11 months ago
Throughout history, you’ve glimpsed them as leading ladies, muses for impeccable artwork and the inspiration behind some of the most incredible music in existence. Supermodels are more than magazine covers and pretty faces; they change the way we see the world around us. We’ve gathered the most stunning from 1950 to the 2000s to reflect upon and admire. Take a look.
Suzy Parker was “on a first name basis with the world,” Vanity Fair writes. Not only the muse of the Coco Chanel, she paved the way for the supermodels who came after her, becoming the first to earn $100 an hour and $100,000 a year. The New York Times called her the “definition of glamour” throughout the decade, as she appeared in movies alongside the likes of Cary Grant, Gary Cooper and actor Bradford Dillman, who she later went on to marry (her final of three).
Described as an outspoken woman who took several years away from the camera to become a photographer herself, she reportedly retired from acting in the mid-60s and moved to Southern California with Dillman, where they had three children together.
”She was the most beautiful creature you can imagine,” Eileen Ford told the Times after Parker’s 2003 death. ”She was everybody’s everything.”
If you love Eric Clapton or The Beatles, you know who Pattie Boyd is. The inspiration behind legendary ballads “Layla” and “Something,” Boyd hit it big after her schoolgirl one-liner — “Prisoners?” — in Richard Lester’s A Hard Day’s Night, according to MentalFloss. She’d actually begun modeling a few years before, but the film set launched her into the orbit of beloved Beatle George Harrison, who married her two years later.
Described by the Times of London as “the original It Girl and model,” she’s arguably still one of music’s most famous muses, as Harrison wasn’t the only one in love with her. Clapton, one of Harrison’s best friends, inevitably fell too, penning “Layla” and eventually marrying Boyd a mere two years after she and Harrison divorced.
They divorced a decade later, and Boyd has since remarried — this one is outside of the music industry — and her work in industries both in and out of modeling put her net worth as high as $20 million.
Discovered in 1975 after Peter Beard saw her on Kenyan streets while she was a student at the University of Nairobi, the Somalia native became one of the most sought-after models of the 1970s and 80s, according to her biography.
“She says that her looks are typical Somali, but to the Western eye, they were unusual, mysterious,” Washington Post reporter Robin Givhan wrote of Iman in 1997. “She broadened the definition of beauty. She made earthiness sensual.
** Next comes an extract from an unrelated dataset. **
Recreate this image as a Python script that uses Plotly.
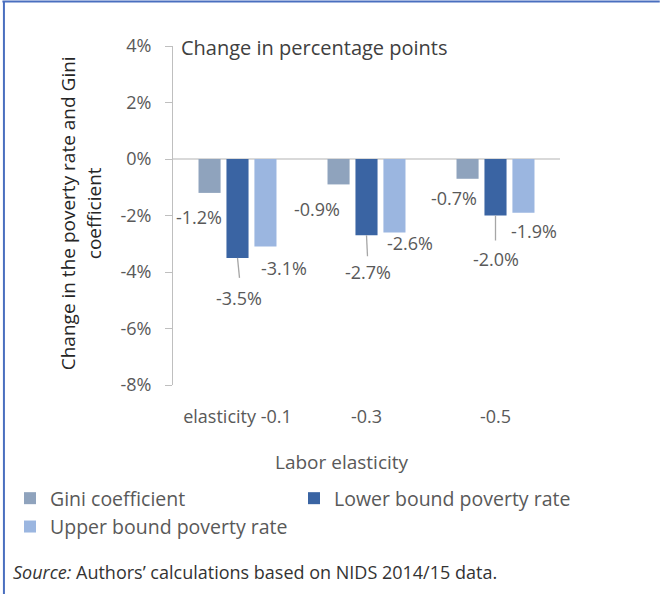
import plotly.graph_objects as go

# Data (change in percentage points)
categories = ["elasticity -0.1", "-0.3", "-0.5"]
gini = [-1.2, -0.9, -0.7]
lower_bound = [-3.5, -2.7, -2.0]
upper_bound = [-3.1, -2.6, -1.9]
y_ticks = [4, 2, 0, -2, -4, -6, -8]

# Canvas and plot-area geometry (px)
W, H = 660, 594
PL, PR, PT, PB = 172, 560, 46, 385

def xp(px):
    return (px - PL) / (PR - PL)

def yp(py):
    return (PB - py) / (PB - PT)

BARGAP = 0.35
GROUPGAP = 0.21
SLOT = (1 - BARGAP) / 3

TXT = "#595959"
FONT = "Open Sans"

series = [
    ("Gini coefficient", gini, "#8FA3BD", "legend"),
    ("Lower bound poverty rate", lower_bound, "#3A64A3", "legend2"),
    ("Upper bound poverty rate", upper_bound, "#9BB6E0", "legend"),
]

# label offsets from the bar end (dx right, dy down), px
label_offsets = [
    [(-11, 24), (-22, 25), (-14, 19)],
    [(1, 40), (1, 37), (0, 43)],
    [(19, 21), (16, 11), (11, 18)],
]
# leader lines under the lower-bound bars: (length, horizontal drift), px
leaders = [(20, 2), (21, 1), (25, 0)]

fig = go.Figure()
for name, vals, color, leg in series:
    fig.add_trace(go.Bar(
        name=name, x=categories, y=vals, legend=leg,
        marker=dict(color=color, line=dict(width=0)),
    ))

annotations = []
shapes = []
for k, (name, vals, color, leg) in enumerate(series):
    for i, v in enumerate(vals):
        dx, dy = label_offsets[k][i]
        annotations.append(dict(
            x=i + (k - 1) * SLOT, y=v, xref="x", yref="y",
            text=f"{v:.1f}%", showarrow=False,
            xanchor="center", yanchor="middle",
            xshift=dx, yshift=-dy,
            font=dict(family=FONT, size=18, color=TXT),
        ))

for i, v in enumerate(lower_bound):
    length, drift = leaders[i]
    shapes.append(dict(
        type="line", xref="x", yref="y",
        xsizemode="pixel", xanchor=i, x0=0, x1=drift,
        ysizemode="pixel", yanchor=v, y0=0, y1=-length,
        line=dict(color="#A6A6A6", width=1.3),
    ))

# blue frame along top and left edges
shapes.append(dict(type="line", xref="paper", yref="paper",
                   x0=xp(1), x1=xp(W), y0=yp(1.5), y1=yp(1.5),
                   line=dict(color="#4A6FBF", width=2)))
shapes.append(dict(type="line", xref="paper", yref="paper",
                   x0=xp(2.5), x1=xp(2.5), y0=yp(1), y1=yp(H),
                   line=dict(color="#4A6FBF", width=2)))

annotations += [
    dict(x=xp(178), y=yp(48), xref="paper", yref="paper",
         text="Change in percentage points", showarrow=False,
         xanchor="left", yanchor="middle",
         font=dict(family=FONT, size=20, color="#404040")),
    dict(x=xp(67), y=yp(213), xref="paper", yref="paper",
         text="Change in the poverty rate and Gini", showarrow=False,
         textangle=-90, xanchor="center", yanchor="middle",
         font=dict(family=FONT, size=19, color="#262626")),
    dict(x=xp(93), y=yp(213), xref="paper", yref="paper",
         text="coefficient", showarrow=False,
         textangle=-90, xanchor="center", yanchor="middle",
         font=dict(family=FONT, size=19, color="#262626")),
    dict(x=xp(341), y=yp(462), xref="paper", yref="paper",
         text="Labor elasticity", showarrow=False,
         xanchor="center", yanchor="middle",
         font=dict(family=FONT, size=19, color=TXT)),
    dict(x=xp(10), y=yp(572), xref="paper", yref="paper",
         text="<i>Source:</i> Authors\u2019 calculations based on NIDS 2014/15 data.",
         showarrow=False, xanchor="left", yanchor="middle",
         font=dict(family=FONT, size=18, color="#333333")),
]

legend_style = dict(
    orientation="v", xanchor="left", yanchor="top",
    font=dict(family=FONT, size=19.5, color=TXT),
    bgcolor="rgba(0,0,0,0)", itemclick=False, itemdoubleclick=False,
)

fig.update_layout(
    width=W, height=H,
    margin=dict(l=PL, r=W - PR, t=PT, b=H - PB, pad=0),
    paper_bgcolor="white", plot_bgcolor="white",
    barmode="group", bargap=BARGAP, bargroupgap=GROUPGAP,
    font=dict(family=FONT, color=TXT),
    showlegend=True,
    legend=dict(x=xp(10), y=yp(479), **legend_style),
    legend2=dict(x=xp(294), y=yp(479), **legend_style),
    xaxis=dict(
        type="category", range=[-0.5, 2.5], showline=False, showgrid=False,
        ticks="", ticklabelstandoff=19,
        tickfont=dict(family=FONT, size=18, color=TXT),
        zeroline=False,
    ),
    yaxis=dict(
        range=[-8, 4], tickvals=y_ticks, ticktext=[f"{v}%" for v in y_ticks],
        showline=True, linecolor="#BFBFBF", linewidth=1,
        ticks="outside", ticklen=7, tickcolor="#BFBFBF", tickwidth=1,
        showgrid=False, zeroline=True, zerolinecolor="#D9D9D9", zerolinewidth=1.5,
        ticklabelstandoff=10,
        tickfont=dict(family=FONT, size=18, color=TXT),
    ),
    annotations=annotations,
    shapes=shapes,
)

fig.write_html("out.html")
She helped to transform fashion into entertainment and models into personalities.”
After becoming a successful business executive, an activist for children and mothers in Africa and marrying the late rock icon David Bowie, Iman — who is fluent in five languages — had her position in popular and fashion culture solidified. Today, she’s worth an estimated $25 million.
Like many of the other ladies on our list, Cindy Crawford was initially set on a scholarly track before she deviated and all of America fell hopelessly in love with her. Her high school’s Valedictorian, Crawford studied chemical engineering at Northwestern University before leaving to pursue modeling professionally.
Her net worth at a stunning $100 million, she was reportedly the most commercially successful of the original Big Six supermodels. And in case you were missing that iconic Pepsi commercial with Crawford in high-waisted jeans, she’s remaking it for this year’s Super Bowl LII with the help of her son, Presley.
Referred to by The Guardian as “the world’s most famous model,” Kate Moss is still successful — with a mug worth millions — in large part, the publication points out, because she’s never been assigned to an “era” like Twiggy or Lauren Hutton.
“Moss has achieved something that no other model has. She had worked in fashion over three decades, launching trends, defining styles, but never becoming dated,” Alice Fisher writes. “For a lot of people – women in particular, because Kate’s main appeal is as a style icon rather than as a sex symbol – her life has seemed charmed and desirable.”
Moss’s career hasn’t been without controversy, though, and as the model climbs closer to 50, she’s become a little more open with the press than in the past, revealing she’s done more crying than her admirers might think.
“[Photographer Corinne Day] would make me cry,” Moss told Vanity Fair in 2012. “I see a 16-year-old now, and to ask her to take her clothes off would feel really weird. But they were like, If you don’t do it, then we’re not going to book you again. So I’d lock myself in the toilet and cry and then come out and do it. I never felt very comfortable about it.”
Moss’s ability to grin and bear it paid off well. She’s worth a cool $77 million today.
While Kate Moss’s appeal has little to do with sex, supermodel Gisele Bündchen has built her entire empire on it. Aptly earning the nickname “boobs from Brazil” in 1999, she was initially discovered by an Elite modeling scout in 1994, nabbing her first British Vogue cover in 1998. Things have only been up for Bündchen since; she dated Oscar-winner Leonardo DiCaprio from 2000-2005 and has been linked to the likes of Kelly Slater, Josh Hartnett and her now-husband, New England Patriots quarterback Tom Brady. She’s worth a jaw-dropping $360 million, which is about twice as much as her husband.